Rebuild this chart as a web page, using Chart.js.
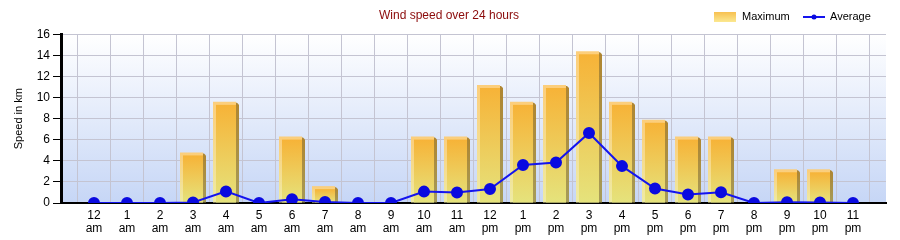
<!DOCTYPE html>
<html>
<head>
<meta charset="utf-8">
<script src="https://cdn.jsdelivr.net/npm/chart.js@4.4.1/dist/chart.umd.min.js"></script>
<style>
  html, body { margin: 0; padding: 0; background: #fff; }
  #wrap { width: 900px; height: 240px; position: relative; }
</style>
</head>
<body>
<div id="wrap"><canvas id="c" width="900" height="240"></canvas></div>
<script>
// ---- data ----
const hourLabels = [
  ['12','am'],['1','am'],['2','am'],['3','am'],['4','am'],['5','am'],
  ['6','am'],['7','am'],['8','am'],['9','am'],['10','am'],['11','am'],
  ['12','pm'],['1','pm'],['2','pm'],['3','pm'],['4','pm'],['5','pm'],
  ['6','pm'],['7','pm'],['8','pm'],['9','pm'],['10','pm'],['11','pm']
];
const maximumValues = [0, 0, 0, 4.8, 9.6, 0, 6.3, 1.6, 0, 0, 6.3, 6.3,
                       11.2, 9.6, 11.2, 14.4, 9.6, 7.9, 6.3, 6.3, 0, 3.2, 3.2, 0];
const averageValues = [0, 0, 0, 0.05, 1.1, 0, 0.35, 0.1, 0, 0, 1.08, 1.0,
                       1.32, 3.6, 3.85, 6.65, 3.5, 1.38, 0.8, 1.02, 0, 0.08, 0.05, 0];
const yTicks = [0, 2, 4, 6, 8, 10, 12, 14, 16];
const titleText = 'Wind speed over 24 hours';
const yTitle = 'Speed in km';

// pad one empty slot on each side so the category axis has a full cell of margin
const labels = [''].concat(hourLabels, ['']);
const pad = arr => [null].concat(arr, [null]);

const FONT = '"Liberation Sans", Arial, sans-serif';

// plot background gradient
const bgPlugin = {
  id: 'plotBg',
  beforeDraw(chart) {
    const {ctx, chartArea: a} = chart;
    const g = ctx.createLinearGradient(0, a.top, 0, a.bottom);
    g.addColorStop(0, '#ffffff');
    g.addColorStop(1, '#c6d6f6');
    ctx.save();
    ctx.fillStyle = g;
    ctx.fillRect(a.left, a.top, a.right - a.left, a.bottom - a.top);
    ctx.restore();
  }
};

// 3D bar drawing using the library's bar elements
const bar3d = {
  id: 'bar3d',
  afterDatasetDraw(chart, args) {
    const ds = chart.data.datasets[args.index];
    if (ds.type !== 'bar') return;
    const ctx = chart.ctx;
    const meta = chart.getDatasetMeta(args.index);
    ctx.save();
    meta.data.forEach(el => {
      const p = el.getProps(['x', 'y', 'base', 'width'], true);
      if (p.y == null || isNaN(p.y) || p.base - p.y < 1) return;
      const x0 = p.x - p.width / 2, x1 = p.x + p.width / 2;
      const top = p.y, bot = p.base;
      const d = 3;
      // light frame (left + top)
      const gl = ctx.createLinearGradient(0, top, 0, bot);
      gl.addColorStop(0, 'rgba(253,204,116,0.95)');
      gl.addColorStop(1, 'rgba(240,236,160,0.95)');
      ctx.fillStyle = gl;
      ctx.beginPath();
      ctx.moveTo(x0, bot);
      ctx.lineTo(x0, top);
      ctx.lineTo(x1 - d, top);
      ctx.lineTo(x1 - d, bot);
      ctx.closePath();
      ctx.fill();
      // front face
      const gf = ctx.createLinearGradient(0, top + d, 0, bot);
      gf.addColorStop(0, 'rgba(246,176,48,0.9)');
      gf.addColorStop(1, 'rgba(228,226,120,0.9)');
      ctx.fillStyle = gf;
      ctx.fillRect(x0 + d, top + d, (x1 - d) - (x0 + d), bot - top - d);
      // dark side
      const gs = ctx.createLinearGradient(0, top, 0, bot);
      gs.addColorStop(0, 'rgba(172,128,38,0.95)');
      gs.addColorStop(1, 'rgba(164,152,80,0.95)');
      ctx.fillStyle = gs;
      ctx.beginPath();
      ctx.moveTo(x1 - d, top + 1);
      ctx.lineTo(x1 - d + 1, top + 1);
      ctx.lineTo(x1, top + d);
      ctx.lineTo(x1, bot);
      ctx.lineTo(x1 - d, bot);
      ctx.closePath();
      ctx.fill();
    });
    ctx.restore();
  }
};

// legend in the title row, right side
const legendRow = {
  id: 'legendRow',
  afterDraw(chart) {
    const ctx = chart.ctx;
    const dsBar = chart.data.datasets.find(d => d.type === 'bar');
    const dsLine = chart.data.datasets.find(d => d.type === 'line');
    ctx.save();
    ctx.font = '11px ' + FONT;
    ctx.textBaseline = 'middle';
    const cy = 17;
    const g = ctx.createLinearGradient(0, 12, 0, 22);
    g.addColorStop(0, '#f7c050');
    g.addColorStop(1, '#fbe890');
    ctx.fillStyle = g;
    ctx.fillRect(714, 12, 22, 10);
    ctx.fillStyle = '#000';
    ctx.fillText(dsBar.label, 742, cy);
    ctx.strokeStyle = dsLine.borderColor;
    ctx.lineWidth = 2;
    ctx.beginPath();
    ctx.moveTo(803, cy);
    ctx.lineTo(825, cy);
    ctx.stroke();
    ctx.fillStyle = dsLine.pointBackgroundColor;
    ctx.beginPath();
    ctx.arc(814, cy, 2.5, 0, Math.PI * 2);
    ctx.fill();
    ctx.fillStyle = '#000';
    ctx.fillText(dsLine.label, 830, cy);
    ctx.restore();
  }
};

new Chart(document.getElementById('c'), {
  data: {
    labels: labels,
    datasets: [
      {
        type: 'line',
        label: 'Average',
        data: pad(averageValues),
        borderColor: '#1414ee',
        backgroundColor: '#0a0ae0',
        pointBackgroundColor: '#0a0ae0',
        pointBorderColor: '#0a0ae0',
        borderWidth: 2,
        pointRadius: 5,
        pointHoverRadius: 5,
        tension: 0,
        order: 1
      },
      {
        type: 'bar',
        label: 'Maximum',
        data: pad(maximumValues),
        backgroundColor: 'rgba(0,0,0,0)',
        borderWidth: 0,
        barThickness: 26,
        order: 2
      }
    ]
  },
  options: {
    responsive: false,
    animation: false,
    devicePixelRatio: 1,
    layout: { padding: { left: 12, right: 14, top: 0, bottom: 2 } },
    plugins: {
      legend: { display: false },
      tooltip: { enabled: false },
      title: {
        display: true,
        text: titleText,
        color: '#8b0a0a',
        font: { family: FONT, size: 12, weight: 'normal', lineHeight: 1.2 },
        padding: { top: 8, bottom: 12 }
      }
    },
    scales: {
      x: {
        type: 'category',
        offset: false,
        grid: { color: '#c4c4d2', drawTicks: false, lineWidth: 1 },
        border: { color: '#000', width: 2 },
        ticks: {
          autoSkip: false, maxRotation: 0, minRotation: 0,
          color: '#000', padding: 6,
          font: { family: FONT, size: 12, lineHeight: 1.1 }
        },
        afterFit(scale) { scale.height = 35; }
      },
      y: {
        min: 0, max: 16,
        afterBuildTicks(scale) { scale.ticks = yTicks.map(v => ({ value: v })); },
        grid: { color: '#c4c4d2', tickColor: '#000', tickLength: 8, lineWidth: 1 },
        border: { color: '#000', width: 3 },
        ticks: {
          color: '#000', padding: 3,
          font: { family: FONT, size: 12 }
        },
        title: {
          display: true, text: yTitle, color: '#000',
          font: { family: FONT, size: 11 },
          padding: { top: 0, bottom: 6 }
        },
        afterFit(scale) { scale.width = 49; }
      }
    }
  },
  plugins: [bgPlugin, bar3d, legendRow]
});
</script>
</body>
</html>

===

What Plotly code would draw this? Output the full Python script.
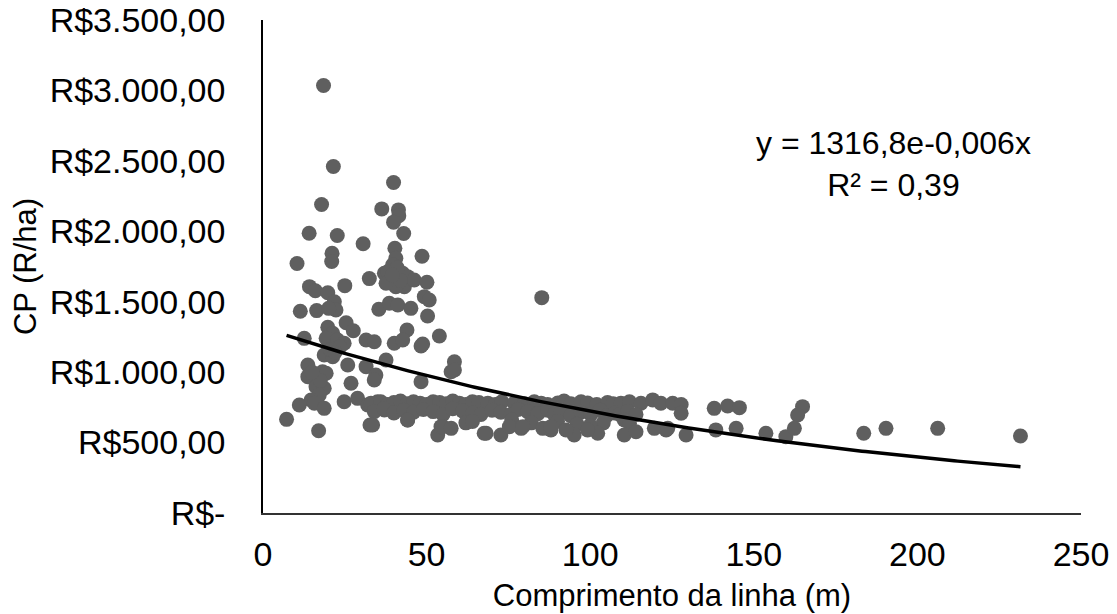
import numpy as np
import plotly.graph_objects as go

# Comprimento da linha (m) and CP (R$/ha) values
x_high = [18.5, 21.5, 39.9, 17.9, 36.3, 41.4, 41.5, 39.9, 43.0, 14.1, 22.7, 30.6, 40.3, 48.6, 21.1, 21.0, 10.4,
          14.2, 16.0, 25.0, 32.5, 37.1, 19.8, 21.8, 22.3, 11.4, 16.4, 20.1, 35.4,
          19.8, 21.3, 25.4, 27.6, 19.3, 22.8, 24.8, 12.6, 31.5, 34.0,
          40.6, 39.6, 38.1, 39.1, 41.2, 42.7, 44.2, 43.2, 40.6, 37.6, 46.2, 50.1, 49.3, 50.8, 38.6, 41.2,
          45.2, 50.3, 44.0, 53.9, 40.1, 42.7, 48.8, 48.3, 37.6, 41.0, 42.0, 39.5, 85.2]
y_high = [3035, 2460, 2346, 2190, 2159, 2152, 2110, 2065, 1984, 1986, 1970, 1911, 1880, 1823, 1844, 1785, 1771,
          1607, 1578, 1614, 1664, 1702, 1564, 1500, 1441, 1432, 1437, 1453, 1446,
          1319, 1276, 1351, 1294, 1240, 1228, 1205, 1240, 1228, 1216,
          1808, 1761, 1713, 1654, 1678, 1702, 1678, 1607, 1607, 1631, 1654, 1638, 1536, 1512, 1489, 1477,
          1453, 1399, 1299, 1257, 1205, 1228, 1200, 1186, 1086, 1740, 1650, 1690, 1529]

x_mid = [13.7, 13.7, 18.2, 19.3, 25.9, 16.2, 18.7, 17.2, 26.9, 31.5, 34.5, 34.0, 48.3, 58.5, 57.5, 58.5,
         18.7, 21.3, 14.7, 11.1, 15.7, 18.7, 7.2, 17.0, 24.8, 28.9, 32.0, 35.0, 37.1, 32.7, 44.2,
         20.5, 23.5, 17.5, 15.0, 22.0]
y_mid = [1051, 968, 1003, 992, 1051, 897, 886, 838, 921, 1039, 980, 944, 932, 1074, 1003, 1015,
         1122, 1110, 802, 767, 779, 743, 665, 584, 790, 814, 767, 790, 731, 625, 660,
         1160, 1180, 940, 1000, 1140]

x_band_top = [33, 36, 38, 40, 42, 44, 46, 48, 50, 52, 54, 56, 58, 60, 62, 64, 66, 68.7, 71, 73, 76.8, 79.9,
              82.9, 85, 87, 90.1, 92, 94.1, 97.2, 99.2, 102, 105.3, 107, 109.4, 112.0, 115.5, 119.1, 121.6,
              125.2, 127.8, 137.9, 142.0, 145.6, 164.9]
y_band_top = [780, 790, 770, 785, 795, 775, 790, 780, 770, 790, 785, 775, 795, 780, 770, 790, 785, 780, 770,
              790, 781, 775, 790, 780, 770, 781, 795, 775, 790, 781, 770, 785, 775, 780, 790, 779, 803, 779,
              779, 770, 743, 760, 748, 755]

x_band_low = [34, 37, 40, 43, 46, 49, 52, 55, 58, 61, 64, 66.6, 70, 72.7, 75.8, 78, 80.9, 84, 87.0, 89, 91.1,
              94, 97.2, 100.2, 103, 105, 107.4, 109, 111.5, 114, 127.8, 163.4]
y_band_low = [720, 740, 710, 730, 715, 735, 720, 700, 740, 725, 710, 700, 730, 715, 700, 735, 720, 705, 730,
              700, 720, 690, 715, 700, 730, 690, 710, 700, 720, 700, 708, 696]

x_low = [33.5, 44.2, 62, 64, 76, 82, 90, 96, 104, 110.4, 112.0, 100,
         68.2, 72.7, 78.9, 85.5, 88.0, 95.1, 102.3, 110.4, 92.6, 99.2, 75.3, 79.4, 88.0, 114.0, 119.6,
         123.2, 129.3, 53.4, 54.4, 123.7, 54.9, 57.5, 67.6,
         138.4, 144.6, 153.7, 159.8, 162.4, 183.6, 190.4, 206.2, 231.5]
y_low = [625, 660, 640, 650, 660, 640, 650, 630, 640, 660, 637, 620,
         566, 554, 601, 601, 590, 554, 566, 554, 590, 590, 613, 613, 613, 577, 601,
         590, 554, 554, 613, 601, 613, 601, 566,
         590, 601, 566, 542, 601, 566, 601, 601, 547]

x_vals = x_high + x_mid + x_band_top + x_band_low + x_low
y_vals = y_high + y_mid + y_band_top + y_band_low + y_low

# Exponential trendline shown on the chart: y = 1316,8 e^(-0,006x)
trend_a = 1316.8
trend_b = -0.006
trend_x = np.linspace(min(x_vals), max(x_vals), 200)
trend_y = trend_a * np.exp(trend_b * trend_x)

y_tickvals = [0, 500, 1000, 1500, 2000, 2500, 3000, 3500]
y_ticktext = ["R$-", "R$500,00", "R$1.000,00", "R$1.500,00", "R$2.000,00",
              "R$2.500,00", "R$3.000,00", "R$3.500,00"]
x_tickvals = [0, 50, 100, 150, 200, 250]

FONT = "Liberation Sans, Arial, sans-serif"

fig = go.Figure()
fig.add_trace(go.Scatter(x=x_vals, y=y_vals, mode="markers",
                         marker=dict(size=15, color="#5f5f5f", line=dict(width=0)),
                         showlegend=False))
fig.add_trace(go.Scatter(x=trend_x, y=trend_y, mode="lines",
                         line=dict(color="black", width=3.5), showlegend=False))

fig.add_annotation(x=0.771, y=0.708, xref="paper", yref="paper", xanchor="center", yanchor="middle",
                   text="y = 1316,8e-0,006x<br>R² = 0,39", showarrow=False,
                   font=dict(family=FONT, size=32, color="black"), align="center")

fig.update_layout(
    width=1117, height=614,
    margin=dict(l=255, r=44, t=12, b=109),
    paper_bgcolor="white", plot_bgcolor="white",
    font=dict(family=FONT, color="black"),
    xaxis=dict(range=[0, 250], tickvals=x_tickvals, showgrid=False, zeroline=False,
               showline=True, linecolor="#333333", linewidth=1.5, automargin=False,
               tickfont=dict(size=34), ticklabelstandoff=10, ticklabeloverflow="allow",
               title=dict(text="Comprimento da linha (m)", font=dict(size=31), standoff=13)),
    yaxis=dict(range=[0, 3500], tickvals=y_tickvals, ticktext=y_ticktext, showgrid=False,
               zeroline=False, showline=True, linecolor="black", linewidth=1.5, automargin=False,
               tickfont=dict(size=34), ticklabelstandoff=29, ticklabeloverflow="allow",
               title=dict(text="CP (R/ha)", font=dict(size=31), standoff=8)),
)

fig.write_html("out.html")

===

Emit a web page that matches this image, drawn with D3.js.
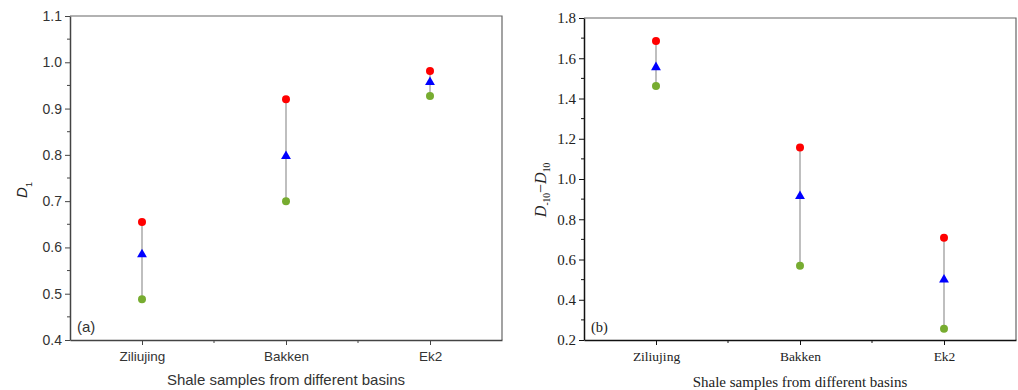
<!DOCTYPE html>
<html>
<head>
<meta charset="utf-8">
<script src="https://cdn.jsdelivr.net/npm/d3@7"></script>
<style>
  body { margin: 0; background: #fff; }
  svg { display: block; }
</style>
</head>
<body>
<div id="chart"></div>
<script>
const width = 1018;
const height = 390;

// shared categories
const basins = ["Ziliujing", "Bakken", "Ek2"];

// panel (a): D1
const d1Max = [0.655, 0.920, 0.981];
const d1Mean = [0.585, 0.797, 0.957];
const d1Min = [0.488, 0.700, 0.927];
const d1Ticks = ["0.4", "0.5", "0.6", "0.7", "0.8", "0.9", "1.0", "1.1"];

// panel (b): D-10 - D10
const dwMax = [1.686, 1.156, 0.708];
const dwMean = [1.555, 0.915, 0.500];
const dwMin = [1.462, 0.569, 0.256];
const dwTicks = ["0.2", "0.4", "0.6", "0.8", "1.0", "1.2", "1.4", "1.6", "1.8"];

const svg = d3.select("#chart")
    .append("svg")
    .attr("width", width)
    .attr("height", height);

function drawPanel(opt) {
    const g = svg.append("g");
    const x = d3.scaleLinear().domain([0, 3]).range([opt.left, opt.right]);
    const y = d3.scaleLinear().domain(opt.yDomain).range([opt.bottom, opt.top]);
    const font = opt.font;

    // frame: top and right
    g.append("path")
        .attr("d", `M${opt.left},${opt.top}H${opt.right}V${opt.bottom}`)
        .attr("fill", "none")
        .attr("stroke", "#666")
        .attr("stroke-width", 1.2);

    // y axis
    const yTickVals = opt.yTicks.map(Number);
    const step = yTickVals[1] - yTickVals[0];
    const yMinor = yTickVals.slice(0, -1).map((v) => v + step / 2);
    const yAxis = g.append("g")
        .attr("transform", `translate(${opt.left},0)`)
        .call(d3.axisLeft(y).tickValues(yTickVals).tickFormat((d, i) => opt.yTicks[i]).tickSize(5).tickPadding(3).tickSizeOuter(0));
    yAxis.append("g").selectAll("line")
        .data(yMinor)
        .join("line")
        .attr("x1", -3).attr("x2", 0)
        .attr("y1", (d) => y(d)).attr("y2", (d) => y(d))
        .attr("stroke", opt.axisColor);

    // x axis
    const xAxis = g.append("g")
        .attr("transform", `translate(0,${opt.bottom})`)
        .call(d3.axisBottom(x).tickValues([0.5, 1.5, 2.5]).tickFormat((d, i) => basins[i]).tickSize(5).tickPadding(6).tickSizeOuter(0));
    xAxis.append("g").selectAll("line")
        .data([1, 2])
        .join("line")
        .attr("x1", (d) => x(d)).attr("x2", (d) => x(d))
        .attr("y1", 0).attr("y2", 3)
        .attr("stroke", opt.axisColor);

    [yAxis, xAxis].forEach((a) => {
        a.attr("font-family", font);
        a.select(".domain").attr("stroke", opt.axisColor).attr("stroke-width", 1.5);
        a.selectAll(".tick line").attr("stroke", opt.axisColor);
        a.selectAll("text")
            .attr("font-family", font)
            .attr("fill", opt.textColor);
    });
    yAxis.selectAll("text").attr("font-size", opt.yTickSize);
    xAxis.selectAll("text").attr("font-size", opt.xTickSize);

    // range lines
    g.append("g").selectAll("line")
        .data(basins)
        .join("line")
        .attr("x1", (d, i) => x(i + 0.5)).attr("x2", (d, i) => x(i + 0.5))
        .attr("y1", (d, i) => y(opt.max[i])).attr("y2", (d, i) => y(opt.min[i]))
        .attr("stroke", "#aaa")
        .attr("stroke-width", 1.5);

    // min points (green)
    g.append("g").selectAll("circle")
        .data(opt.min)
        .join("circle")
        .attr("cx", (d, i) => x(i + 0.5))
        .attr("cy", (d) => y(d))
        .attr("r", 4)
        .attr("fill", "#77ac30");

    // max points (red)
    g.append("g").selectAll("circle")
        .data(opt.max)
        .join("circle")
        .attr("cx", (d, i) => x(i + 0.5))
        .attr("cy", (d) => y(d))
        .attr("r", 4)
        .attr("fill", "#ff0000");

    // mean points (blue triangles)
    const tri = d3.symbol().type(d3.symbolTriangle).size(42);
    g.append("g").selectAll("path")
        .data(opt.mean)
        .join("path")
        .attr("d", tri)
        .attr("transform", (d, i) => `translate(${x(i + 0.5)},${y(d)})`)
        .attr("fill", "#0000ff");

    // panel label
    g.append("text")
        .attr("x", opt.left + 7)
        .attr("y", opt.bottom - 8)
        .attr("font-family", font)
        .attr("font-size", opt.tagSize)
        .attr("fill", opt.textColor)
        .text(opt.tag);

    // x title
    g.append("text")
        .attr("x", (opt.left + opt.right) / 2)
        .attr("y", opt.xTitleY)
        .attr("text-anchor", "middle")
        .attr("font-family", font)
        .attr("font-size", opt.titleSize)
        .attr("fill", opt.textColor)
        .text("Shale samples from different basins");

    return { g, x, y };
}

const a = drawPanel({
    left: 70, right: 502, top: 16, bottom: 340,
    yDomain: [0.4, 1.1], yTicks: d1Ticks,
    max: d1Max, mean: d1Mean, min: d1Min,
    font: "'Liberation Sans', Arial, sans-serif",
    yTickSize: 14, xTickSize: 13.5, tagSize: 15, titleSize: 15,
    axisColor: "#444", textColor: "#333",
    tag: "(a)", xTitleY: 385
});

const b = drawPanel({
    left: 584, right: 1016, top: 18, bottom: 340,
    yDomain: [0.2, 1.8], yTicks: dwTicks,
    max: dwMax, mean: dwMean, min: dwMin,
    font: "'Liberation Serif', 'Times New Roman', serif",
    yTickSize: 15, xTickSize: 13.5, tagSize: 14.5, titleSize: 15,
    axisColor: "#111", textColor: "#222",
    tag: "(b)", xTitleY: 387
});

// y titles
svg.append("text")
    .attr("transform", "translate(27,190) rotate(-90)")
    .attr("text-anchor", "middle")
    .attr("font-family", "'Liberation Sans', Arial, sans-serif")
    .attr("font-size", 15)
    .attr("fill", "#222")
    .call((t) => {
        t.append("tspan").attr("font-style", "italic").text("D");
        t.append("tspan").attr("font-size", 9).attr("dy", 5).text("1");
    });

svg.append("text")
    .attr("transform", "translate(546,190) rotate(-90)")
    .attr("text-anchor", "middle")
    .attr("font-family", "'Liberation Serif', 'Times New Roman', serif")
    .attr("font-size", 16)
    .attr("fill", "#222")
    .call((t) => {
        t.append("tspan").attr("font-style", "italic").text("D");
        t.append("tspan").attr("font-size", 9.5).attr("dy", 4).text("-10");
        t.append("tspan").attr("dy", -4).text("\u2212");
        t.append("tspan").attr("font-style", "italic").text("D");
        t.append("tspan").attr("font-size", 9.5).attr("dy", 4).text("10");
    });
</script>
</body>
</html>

===

Task brief | Only the lines starting at the line with "What Plotly code" and ending at the line with "1650, 1690, 1529]" should be printed again, exactly and with both ends kept; omit the pictures.

The output |
What Plotly code would draw this? Output the full Python script.
import numpy as np
import plotly.graph_objects as go

# Comprimento da linha (m) and CP (R$/ha) values
x_high = [18.5, 21.5, 39.9, 17.9, 36.3, 41.4, 41.5, 39.9, 43.0, 14.1, 22.7, 30.6, 40.3, 48.6, 21.1, 21.0, 10.4,
          14.2, 16.0, 25.0, 32.5, 37.1, 19.8, 21.8, 22.3, 11.4, 16.4, 20.1, 35.4,
          19.8, 21.3, 25.4, 27.6, 19.3, 22.8, 24.8, 12.6, 31.5, 34.0,
          40.6, 39.6, 38.1, 39.1, 41.2, 42.7, 44.2, 43.2, 40.6, 37.6, 46.2, 50.1, 49.3, 50.8, 38.6, 41.2,
          45.2, 50.3, 44.0, 53.9, 40.1, 42.7, 48.8, 48.3, 37.6, 41.0, 42.0, 39.5, 85.2]
y_high = [3035, 2460, 2346, 2190, 2159, 2152, 2110, 2065, 1984, 1986, 1970, 1911, 1880, 1823, 1844, 1785, 1771,
          1607, 1578, 1614, 1664, 1702, 1564, 1500, 1441, 1432, 1437, 1453, 1446,
          1319, 1276, 1351, 1294, 1240, 1228, 1205, 1240, 1228, 1216,
          1808, 1761, 1713, 1654, 1678, 1702, 1678, 1607, 1607, 1631, 1654, 1638, 1536, 1512, 1489, 1477,
          1453, 1399, 1299, 1257, 1205, 1228, 1200, 1186, 1086, 1740, 1650, 1690, 1529]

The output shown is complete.